From the line with "Write a LaTeX" to the line with "(0,0) rectangle (14.18,12.44);", both included, repeat each line exactly and leave out the pictures.

AVAILABLE RECORDS:
━━━━━━━━━━

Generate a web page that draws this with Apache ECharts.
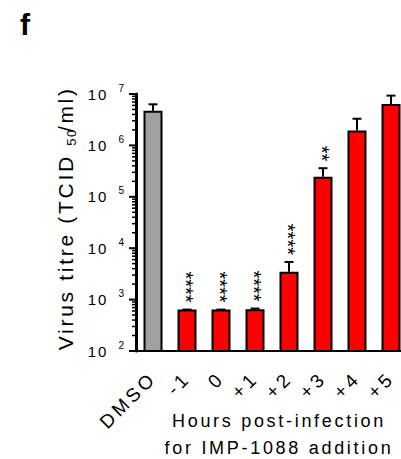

━━━━━━━━━━

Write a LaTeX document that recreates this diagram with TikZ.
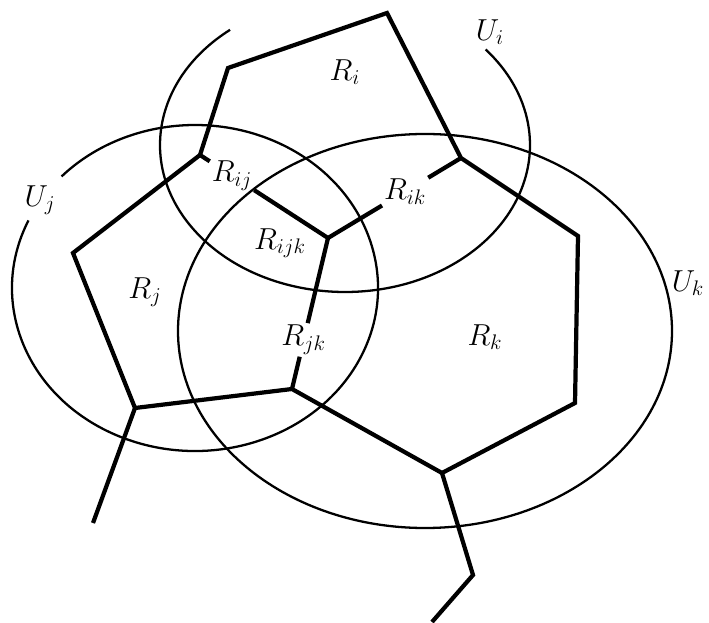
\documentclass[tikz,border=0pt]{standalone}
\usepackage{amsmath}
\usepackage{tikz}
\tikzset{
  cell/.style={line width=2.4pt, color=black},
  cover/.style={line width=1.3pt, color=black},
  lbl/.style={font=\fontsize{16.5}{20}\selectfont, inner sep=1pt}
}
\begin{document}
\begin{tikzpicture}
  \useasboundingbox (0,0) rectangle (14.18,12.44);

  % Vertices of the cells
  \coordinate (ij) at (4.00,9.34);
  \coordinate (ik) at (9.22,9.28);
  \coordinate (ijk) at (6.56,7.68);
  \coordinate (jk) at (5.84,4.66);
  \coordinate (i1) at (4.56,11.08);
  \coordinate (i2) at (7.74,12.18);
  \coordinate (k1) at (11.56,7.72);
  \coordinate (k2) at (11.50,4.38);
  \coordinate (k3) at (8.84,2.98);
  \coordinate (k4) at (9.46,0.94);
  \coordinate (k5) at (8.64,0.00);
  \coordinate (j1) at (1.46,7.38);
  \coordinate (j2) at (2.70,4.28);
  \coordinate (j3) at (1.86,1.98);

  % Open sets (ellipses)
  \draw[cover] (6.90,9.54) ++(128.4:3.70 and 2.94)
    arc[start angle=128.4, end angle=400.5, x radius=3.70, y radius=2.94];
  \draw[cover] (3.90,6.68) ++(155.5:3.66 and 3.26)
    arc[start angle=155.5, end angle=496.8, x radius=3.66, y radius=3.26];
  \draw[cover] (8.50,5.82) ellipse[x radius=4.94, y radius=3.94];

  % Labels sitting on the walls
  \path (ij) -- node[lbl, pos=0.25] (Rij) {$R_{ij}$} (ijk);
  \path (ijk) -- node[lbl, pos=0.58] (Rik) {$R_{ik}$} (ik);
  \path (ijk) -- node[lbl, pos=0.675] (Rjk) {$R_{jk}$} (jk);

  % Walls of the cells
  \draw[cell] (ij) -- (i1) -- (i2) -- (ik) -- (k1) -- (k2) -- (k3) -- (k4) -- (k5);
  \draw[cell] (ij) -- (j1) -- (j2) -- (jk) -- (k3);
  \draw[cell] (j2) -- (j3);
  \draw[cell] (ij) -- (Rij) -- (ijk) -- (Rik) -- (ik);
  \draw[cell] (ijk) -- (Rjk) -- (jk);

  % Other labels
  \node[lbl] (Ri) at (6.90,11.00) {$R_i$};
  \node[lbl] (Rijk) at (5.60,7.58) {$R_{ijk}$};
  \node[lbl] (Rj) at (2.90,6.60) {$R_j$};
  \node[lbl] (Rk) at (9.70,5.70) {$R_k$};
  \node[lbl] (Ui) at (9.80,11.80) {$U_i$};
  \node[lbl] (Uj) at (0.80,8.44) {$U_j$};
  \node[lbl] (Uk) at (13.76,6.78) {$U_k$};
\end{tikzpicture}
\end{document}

━━━━━━━━━━

RESULT BELOW:
Write a LaTeX document that recreates this diagram with TikZ.
\documentclass[tikz,border=0pt]{standalone}
\usepackage{amsmath}
\usepackage{tikz}
\tikzset{
  cell/.style={line width=2.4pt, color=black},
  cover/.style={line width=1.3pt, color=black},
  lbl/.style={font=\fontsize{16.5}{20}\selectfont, inner sep=1pt}
}
\begin{document}
\begin{tikzpicture}
  \useasboundingbox (0,0) rectangle (14.18,12.44);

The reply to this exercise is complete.